Although frequently urged by friends to write my memoirs I had determined never to do so, nor to write anything for publication. At the age of nearly sixty-two I received an injury from a fall, which confined me closely to the house while it did not apparently affect my general health. This made study a pleasant pastime. Shortly after, the rascality of a business partner developed itself by the announcement of a failure. This was followed soon after by universal depression of all securities, which seemed to threaten the extinction of a good part of the income still retained, and for which I am indebted to the kindly act of friends. At this juncture the editor of the Century Magazine asked me to write a few articles for him. I consented for the money it gave me; for at that moment I was living upon borrowed money. The work I found congenial, and I determined to continue it. The event is an important one for me, for good or evil; I hope for the former.

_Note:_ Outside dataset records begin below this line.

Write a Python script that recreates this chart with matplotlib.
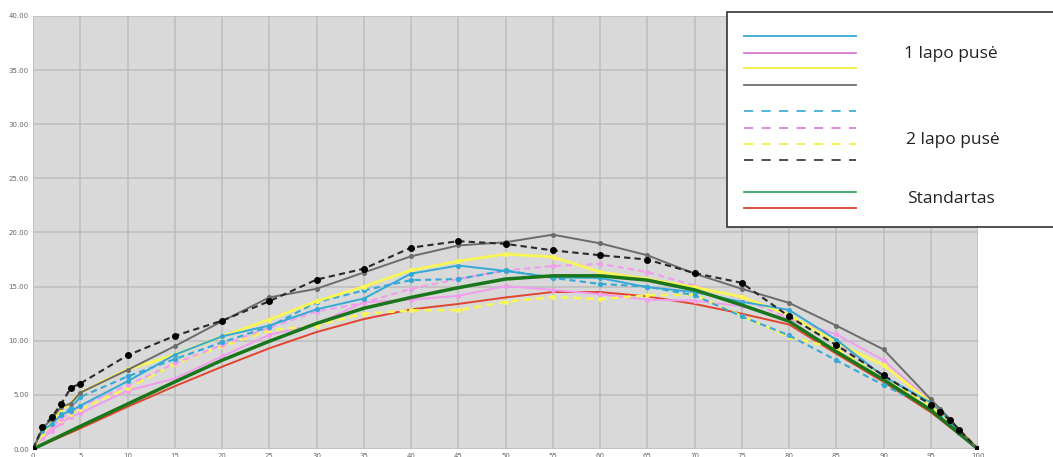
import numpy as np
import matplotlib
matplotlib.use('Agg')
import matplotlib.pyplot as plt
from matplotlib.patches import Rectangle

# x positions of the measurements
x = [0, 1, 2, 3, 4, 5, 10, 15, 20, 25, 30, 35, 40, 45, 50, 55, 60, 65, 70,
     75, 80, 85, 90, 95, 96, 97, 98, 100]

# 1 lapo puse (solid)
blue1 = [0, 1.7, 2.3, 3.2, 3.5, 4.0, 6.25, 8.7, 10.4, 11.4, 12.9, 13.9, 16.2,
         16.95, 16.45, 15.85, 15.8, 14.95, 14.5, 13.6, 12.85, 10.1, 6.7, 4.3,
         3.5, 2.6, 1.7, 0]
pink1 = [0, 1.0, 1.7, 2.4, 3.0, 3.3, 5.4, 6.5, 8.55, 10.55, 11.55, 13.55, 13.8,
         14.15, 15.05, 14.7, 14.3, 13.8, 13.7, 13.2, 12.0, 10.6, 8.2, 4.4,
         3.5, 2.6, 1.7, 0]
yellow1 = [0, 1.4, 2.4, 3.7, 4.2, 5.2, 7.35, 8.7, 10.4, 11.95, 13.65, 15.0,
           16.5, 17.35, 18.0, 17.75, 16.35, 15.7, 14.95, 14.05, 12.4, 9.8,
           7.75, 4.3, 3.5, 2.7, 1.8, 0]
gray1 = [0, 1.9, 2.8, 3.9, 4.2, 5.2, 7.3, 9.5, 11.8, 14.0, 14.8, 16.3, 17.8,
         18.8, 19.1, 19.8, 19.0, 17.9, 16.2, 14.8, 13.5, 11.4, 9.2, 4.6, 3.7,
         2.8, 1.8, 0]

# 2 lapo puse (dashed)
blue2 = [0, 1.6, 2.6, 3.1, 3.8, 4.8, 6.7, 8.3, 9.85, 11.3, 13.55, 14.65, 15.6,
         15.7, 16.5, 15.8, 15.25, 15.0, 14.2, 12.25, 10.5, 8.2, 5.9, 3.8, 3.0,
         2.3, 1.5, 0]
pink2 = [0, 1.2, 2.0, 2.8, 3.4, 3.9, 5.9, 7.9, 9.6, 11.2, 12.7, 13.5, 14.8,
         15.7, 16.5, 16.9, 17.1, 16.35, 15.1, 13.9, 12.1, 9.8, 6.8, 4.2, 3.4,
         2.6, 1.7, 0]
yellow2 = [0, 1.3, 2.0, 2.7, 3.2, 3.7, 5.6, 7.85, 9.5, 10.95, 11.4, 12.5,
           12.8, 12.83, 13.6, 14.05, 13.85, 14.2, 14.25, 12.3, 10.35, 9.3, 6.5,
           4.0, 3.2, 2.4, 1.6, 0]
black2 = [0, 2.0, 2.95, 4.2, 5.65, 6.05, 8.65, 10.45, 11.85, 13.65, 15.65,
          16.65, 18.6, 19.2, 18.95, 18.35, 17.9, 17.5, 16.25, 15.35, 12.25,
          9.6, 6.8, 4.1, 3.4, 2.7, 1.8, 0]

# Standartas
x_std = [0, 5, 10, 15, 20, 25, 30, 35, 40, 45, 50, 55, 60, 65, 70, 75, 80,
         85, 90, 95, 100]
green_std = [0, 2.1, 4.15, 6.2, 8.2, 9.95, 11.6, 13.0, 14.0, 14.9, 15.7, 16.0,
             16.0, 15.6, 14.7, 13.3, 11.8, 9.0, 6.4, 3.6, 0]
red_std = [0, 1.9, 3.9, 5.8, 7.6, 9.3, 10.8, 12.0, 12.9, 13.4, 14.0, 14.5,
           14.5, 14.1, 13.4, 12.5, 11.5, 8.8, 6.2, 3.4, 0]

x_ticks = list(range(0, 101, 5))
y_ticks = [0, 5, 10, 15, 20, 25, 30, 35, 40]

c_blue = '#35a9d6'
c_pink = '#f29cee'
c_yellow = '#f8f655'
c_gray = '#6c6c6c'
c_black = '#2a2a2a'
c_green = '#1a761a'
c_red = '#e2452f'

W, H = 1053, 457
fig = plt.figure(figsize=(W / 100, H / 100), dpi=100)
ax = fig.add_axes([33 / W, (H - 449) / H, 945 / W, 433 / H])
ax.set_facecolor('#d9d9d9')

dash = (0, (3, 2))
ax.plot(x_std, red_std, color=c_red, lw=1.4, zorder=3)
ax.plot(x, pink1, color=c_pink, lw=1.4, marker='o', ms=2.6, zorder=4)
ax.plot(x, yellow2, color=c_yellow, lw=1.8, ls=dash, marker='o', ms=2.6, zorder=4)
ax.plot(x, pink2, color=c_pink, lw=1.5, ls=dash, marker='o', ms=2.6, zorder=4)
ax.plot(x, blue2, color=c_blue, lw=1.5, ls=dash, marker='o', ms=2.8, zorder=4)
ax.plot(x, yellow1, color=c_yellow, lw=2.0, marker='o', ms=2.8, zorder=4)
ax.plot(x, blue1, color=c_blue, lw=1.4, marker='o', ms=2.6, zorder=5)
ax.plot(x_std, green_std, color=c_green, lw=2.5, zorder=6)
ax.plot(x, gray1, color=c_gray, lw=1.4, marker='o', ms=2.6, zorder=6)
ax.plot(x, black2, color=c_black, lw=1.5, ls=dash, marker='o', ms=4,
        mfc='black', mec='black', zorder=7)

ax.set_xlim(0, 100)
ax.set_ylim(0, 40)
ax.set_xticks(x_ticks)
ax.set_yticks(y_ticks)
ax.set_yticklabels(['%.2f' % v for v in y_ticks])
ax.set_xticklabels([str(v) for v in x_ticks])
ax.tick_params(length=0, labelsize=5, labelcolor='#666666', pad=3)
ax.grid(True, color='#bdbdbd', lw=1.1)
ax.set_axisbelow(True)
for s in ax.spines.values():
    s.set_visible(False)

# legend box drawn in pixel coordinates
lg = fig.add_axes([0, 0, 1, 1], zorder=10)
lg.set_xlim(0, W)
lg.set_ylim(H, 0)
lg.axis('off')
lg.add_patch(Rectangle((727, 12), 340, 215, facecolor='white',
                       edgecolor='#333333', lw=1.2))
leg_dash = (0, (5.5, 5.0))
for yy, c in zip([36, 53, 68, 85], [c_blue, '#d77ad4', '#f2ee3a', '#707070']):
    lg.plot([744, 856], [yy, yy], color=c, lw=1.3)
for yy, c in zip([111, 128, 144, 160], [c_blue, '#d77ad4', '#f2ee3a', '#303030']):
    lg.plot([744, 856], [yy, yy], color=c, lw=1.2, ls=leg_dash)
lg.plot([744, 856], [192, 192], color='#3aa864', lw=1.3)
lg.plot([744, 856], [208, 208], color=c_red, lw=1.3)
lg.text(904, 54, '1 lapo pusė', fontsize=12.5, family='Open Sans',
        color='#222222', va='center')
lg.text(906, 140, '2 lapo pusė', fontsize=12.5, family='Open Sans',
        color='#222222', va='center')
lg.text(907, 199, 'Standartas', fontsize=12.5, family='Open Sans',
        color='#222222', va='center')

fig.savefig('out.png', dpi=100)
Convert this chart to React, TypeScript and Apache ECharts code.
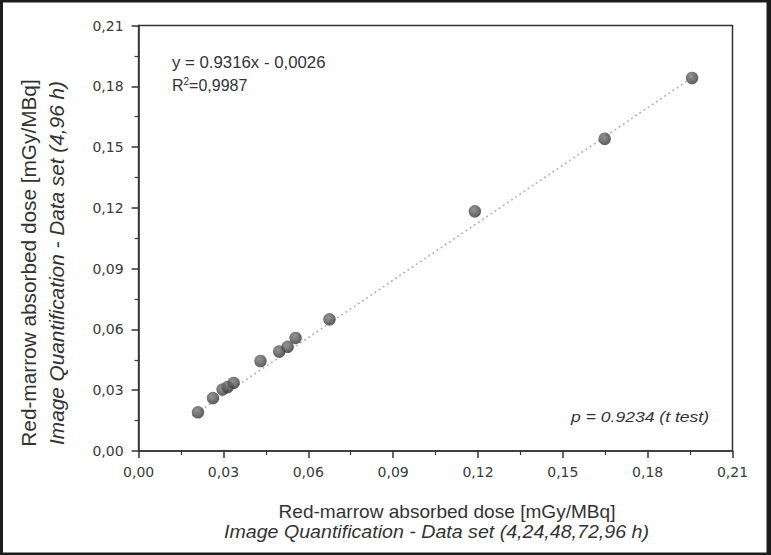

In preparing these volumes for the public, I have entered upon the task with the sincere desire to avoid doing injustice to any one, whether on the National or Confederate side, other than the unavoidable injustice of not making mention often where special mention is due. There must be many errors of omission in this work, because the subject is too large to be treated of in two volumes in such way as to do justice to all the officers and men engaged. There were thousands of instances, during the rebellion, of individual, company, regimental and brigade deeds of heroism which deserve special mention and are not here alluded to. The troops engaged in them will have to look to the detailed reports of their individual commanders for the full history of those deeds.

The first volume, as well as a portion of the second, was written before I had reason to suppose I was in a critical condition of health. Later I was reduced almost to the point of death, and it became impossible for me to attend to anything for weeks. I have, however, somewhat regained my strength, and am able, often, to devote as many hours a day as a person should devote to such work. I would have more hope of satisfying the expectation of the public if I could have allowed myself more time. I have used my best efforts, with the aid of my eldest son, F. D. Grant, assisted by his brothers, to verify from the records every statement of fact given. The comments are my own, and show how I saw the matters treated of whether others saw them in the same light or not.

With these remarks I present these volumes to the public, asking no favor but hoping they will meet the approval of the reader.



Grant’s modesty is enough to make one cheer his good luck at being such a natural writer. Why did he write? For the reasons he says–for the money. To wrap things up before he died. To put his perspective on the record.

In his opening sentence Grant implies a whole philosophy of history, and it happens to be the one Tolstoy illustrates in the thousand pages of War and Peace–that life is too fluid and complex to take shape according to our individual choices. Compare, if you will, the narcissistic, unthinking bluster of George W. Bush’s political memoirs, Decision Points. Grant stands, well, not so much like a giant, but like an adult to Bush’s childish mind.

Grant writing on his front porch in 1885

And if that’s not impressive enough, Grant claims no special power inherent in his perspective as General of the Union Army and President of the United States. His memoirs are just one version of history, which may clash with or do injustice to others’s recollections of the same events. He casts the writer’s die and hopes his book ends up doing some good. He admits it might not. All he can claim in the end is that it seemed important to him to write it.

Grant thanks his friends, and he recalls with fondness the help his family gave him. Although he is writing on a deadline imposed by his own approaching death (so was Orwell, as he typed out 1984), Grant unleashes no Sturm und Drang, only quiet decency.

His work done, Grant died one week after finishing his memoirs. He was a great writer.